--- START OF INFORMATION PROVIDED ---

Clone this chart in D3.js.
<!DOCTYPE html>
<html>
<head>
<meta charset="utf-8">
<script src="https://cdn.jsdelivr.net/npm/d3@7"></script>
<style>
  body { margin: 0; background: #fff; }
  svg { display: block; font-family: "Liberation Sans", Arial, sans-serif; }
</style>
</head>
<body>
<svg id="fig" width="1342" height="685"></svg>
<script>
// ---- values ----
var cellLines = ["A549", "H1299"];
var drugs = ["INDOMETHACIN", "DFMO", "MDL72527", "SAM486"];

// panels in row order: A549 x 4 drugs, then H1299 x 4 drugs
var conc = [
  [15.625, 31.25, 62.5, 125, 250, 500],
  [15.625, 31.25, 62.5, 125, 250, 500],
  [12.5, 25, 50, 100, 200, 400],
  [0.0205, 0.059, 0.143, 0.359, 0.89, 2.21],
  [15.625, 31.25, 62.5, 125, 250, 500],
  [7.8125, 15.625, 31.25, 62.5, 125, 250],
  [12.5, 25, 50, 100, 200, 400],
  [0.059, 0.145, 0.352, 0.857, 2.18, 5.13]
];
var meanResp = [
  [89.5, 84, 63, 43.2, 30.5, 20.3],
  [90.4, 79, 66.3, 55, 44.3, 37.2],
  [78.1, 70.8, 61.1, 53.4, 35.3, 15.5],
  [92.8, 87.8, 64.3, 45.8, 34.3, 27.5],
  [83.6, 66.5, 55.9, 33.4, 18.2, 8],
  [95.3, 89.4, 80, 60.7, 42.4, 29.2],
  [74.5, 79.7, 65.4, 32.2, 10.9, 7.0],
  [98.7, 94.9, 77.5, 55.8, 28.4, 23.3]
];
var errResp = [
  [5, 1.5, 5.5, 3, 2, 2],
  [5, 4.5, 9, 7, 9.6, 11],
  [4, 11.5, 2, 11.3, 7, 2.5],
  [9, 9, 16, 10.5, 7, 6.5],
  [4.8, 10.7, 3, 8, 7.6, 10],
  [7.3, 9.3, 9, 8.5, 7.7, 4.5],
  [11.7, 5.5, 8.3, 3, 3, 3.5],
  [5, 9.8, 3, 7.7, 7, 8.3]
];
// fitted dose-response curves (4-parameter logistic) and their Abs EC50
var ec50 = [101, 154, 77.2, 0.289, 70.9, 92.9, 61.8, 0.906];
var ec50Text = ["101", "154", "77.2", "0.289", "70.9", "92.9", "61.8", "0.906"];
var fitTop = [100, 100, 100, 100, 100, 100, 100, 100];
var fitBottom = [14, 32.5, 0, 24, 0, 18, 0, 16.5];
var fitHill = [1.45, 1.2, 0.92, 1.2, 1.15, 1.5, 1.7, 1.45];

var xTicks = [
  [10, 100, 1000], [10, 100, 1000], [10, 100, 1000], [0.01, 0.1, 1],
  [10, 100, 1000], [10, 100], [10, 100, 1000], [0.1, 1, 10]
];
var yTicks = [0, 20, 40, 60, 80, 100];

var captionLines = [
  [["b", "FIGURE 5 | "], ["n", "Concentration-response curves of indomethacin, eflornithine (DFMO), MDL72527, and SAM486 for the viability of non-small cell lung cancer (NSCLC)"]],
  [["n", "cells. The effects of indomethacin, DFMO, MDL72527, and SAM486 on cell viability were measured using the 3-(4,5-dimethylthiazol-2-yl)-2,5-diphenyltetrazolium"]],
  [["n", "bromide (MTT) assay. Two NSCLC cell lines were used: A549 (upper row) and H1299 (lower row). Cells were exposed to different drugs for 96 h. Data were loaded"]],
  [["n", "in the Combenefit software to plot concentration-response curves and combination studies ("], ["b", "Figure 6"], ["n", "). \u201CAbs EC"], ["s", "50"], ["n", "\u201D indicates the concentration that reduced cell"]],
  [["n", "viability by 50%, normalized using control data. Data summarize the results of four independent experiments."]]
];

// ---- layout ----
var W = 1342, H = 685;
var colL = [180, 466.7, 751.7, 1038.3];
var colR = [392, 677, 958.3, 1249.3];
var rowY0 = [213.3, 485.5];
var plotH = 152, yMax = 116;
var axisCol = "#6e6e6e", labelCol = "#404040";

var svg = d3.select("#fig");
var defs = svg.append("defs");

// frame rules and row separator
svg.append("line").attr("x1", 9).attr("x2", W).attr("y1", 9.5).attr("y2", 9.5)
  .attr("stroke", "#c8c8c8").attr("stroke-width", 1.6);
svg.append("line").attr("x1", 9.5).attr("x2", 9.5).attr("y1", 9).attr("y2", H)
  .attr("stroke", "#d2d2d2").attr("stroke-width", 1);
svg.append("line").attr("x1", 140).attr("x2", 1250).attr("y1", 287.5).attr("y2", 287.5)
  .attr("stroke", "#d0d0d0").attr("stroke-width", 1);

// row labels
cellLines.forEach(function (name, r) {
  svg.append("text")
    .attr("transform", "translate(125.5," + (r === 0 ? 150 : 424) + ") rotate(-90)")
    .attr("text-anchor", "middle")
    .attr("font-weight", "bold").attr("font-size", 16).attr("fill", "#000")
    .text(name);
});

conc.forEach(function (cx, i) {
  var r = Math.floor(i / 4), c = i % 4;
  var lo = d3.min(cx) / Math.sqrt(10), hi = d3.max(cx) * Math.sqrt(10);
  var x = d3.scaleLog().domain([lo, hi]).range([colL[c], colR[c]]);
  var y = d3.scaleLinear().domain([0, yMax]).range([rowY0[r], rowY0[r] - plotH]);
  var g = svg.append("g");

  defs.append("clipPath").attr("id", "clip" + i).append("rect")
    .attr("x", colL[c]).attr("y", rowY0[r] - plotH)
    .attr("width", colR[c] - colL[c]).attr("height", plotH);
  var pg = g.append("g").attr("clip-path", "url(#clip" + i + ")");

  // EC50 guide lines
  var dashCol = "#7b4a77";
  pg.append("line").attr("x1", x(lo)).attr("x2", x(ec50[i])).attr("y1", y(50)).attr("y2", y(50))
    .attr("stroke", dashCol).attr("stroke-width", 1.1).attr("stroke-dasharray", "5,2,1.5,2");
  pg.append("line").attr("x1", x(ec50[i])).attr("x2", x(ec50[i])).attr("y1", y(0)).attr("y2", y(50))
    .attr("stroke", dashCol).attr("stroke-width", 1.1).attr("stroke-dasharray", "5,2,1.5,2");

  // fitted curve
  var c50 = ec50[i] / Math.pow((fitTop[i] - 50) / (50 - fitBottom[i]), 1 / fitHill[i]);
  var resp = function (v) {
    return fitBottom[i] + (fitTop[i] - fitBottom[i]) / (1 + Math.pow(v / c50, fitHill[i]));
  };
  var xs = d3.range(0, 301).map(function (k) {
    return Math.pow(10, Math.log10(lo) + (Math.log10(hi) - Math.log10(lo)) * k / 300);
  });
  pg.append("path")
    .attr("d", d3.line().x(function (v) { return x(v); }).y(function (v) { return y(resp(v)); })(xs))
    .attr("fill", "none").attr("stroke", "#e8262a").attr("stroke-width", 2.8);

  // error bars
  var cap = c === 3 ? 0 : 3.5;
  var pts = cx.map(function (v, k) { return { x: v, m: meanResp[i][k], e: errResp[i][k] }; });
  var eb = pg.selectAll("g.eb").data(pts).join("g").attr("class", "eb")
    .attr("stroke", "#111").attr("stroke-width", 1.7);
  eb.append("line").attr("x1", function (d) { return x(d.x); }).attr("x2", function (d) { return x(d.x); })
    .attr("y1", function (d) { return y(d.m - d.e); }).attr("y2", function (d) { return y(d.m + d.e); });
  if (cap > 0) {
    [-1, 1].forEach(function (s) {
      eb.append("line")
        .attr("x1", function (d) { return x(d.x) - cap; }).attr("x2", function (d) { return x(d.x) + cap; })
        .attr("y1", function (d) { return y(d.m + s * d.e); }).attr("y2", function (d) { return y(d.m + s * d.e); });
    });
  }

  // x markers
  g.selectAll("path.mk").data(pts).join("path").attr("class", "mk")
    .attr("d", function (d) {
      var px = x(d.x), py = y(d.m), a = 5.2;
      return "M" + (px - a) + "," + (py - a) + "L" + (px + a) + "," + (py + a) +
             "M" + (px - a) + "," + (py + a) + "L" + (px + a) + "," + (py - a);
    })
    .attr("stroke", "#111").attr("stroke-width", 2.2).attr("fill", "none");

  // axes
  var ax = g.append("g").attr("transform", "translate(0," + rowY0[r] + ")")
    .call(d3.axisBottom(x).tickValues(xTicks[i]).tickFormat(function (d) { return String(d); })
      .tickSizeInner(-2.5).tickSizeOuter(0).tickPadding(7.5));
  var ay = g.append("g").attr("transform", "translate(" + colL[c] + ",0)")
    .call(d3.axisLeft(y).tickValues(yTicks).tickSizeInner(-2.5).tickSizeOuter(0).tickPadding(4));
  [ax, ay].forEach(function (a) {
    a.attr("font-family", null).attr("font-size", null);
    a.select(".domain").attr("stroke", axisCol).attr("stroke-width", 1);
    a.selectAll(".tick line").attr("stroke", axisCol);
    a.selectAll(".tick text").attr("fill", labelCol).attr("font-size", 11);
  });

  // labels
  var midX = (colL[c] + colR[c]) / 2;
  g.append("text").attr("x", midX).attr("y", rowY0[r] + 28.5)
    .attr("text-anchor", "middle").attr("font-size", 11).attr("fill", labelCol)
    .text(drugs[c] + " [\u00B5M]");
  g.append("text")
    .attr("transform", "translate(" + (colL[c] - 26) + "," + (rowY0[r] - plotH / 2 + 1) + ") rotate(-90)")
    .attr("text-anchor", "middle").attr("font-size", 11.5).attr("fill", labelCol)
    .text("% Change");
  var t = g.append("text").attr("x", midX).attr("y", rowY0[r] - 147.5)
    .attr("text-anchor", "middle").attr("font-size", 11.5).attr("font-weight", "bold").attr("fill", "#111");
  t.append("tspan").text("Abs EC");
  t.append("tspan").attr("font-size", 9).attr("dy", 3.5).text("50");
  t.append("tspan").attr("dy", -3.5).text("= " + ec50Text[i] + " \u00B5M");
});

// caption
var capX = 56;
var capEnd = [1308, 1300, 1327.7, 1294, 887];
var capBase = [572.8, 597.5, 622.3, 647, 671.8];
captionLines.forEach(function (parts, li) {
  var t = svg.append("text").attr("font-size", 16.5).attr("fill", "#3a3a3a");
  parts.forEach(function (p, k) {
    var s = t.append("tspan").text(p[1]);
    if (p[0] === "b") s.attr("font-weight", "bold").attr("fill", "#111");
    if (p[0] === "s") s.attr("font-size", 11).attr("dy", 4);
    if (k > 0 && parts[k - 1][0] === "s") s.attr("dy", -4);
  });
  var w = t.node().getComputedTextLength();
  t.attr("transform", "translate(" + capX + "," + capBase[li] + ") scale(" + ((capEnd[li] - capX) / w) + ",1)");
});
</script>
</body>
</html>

--- END OF INFORMATION PROVIDED ---

# THE TASK
Please transcribe, exactly and with nothing added, the lines from the first line of the material above through the line that contains "var fitHill = [1.45, 1.2, 0.92, 1.2, 1.15, 1.5, 1.7, 1.45];".

# EXPECTED OUTPUT
Clone this chart in D3.js.
<!DOCTYPE html>
<html>
<head>
<meta charset="utf-8">
<script src="https://cdn.jsdelivr.net/npm/d3@7"></script>
<style>
  body { margin: 0; background: #fff; }
  svg { display: block; font-family: "Liberation Sans", Arial, sans-serif; }
</style>
</head>
<body>
<svg id="fig" width="1342" height="685"></svg>
<script>
// ---- values ----
var cellLines = ["A549", "H1299"];
var drugs = ["INDOMETHACIN", "DFMO", "MDL72527", "SAM486"];

// panels in row order: A549 x 4 drugs, then H1299 x 4 drugs
var conc = [
  [15.625, 31.25, 62.5, 125, 250, 500],
  [15.625, 31.25, 62.5, 125, 250, 500],
  [12.5, 25, 50, 100, 200, 400],
  [0.0205, 0.059, 0.143, 0.359, 0.89, 2.21],
  [15.625, 31.25, 62.5, 125, 250, 500],
  [7.8125, 15.625, 31.25, 62.5, 125, 250],
  [12.5, 25, 50, 100, 200, 400],
  [0.059, 0.145, 0.352, 0.857, 2.18, 5.13]
];
var meanResp = [
  [89.5, 84, 63, 43.2, 30.5, 20.3],
  [90.4, 79, 66.3, 55, 44.3, 37.2],
  [78.1, 70.8, 61.1, 53.4, 35.3, 15.5],
  [92.8, 87.8, 64.3, 45.8, 34.3, 27.5],
  [83.6, 66.5, 55.9, 33.4, 18.2, 8],
  [95.3, 89.4, 80, 60.7, 42.4, 29.2],
  [74.5, 79.7, 65.4, 32.2, 10.9, 7.0],
  [98.7, 94.9, 77.5, 55.8, 28.4, 23.3]
];
var errResp = [
  [5, 1.5, 5.5, 3, 2, 2],
  [5, 4.5, 9, 7, 9.6, 11],
  [4, 11.5, 2, 11.3, 7, 2.5],
  [9, 9, 16, 10.5, 7, 6.5],
  [4.8, 10.7, 3, 8, 7.6, 10],
  [7.3, 9.3, 9, 8.5, 7.7, 4.5],
  [11.7, 5.5, 8.3, 3, 3, 3.5],
  [5, 9.8, 3, 7.7, 7, 8.3]
];
// fitted dose-response curves (4-parameter logistic) and their Abs EC50
var ec50 = [101, 154, 77.2, 0.289, 70.9, 92.9, 61.8, 0.906];
var ec50Text = ["101", "154", "77.2", "0.289", "70.9", "92.9", "61.8", "0.906"];
var fitTop = [100, 100, 100, 100, 100, 100, 100, 100];
var fitBottom = [14, 32.5, 0, 24, 0, 18, 0, 16.5];
var fitHill = [1.45, 1.2, 0.92, 1.2, 1.15, 1.5, 1.7, 1.45];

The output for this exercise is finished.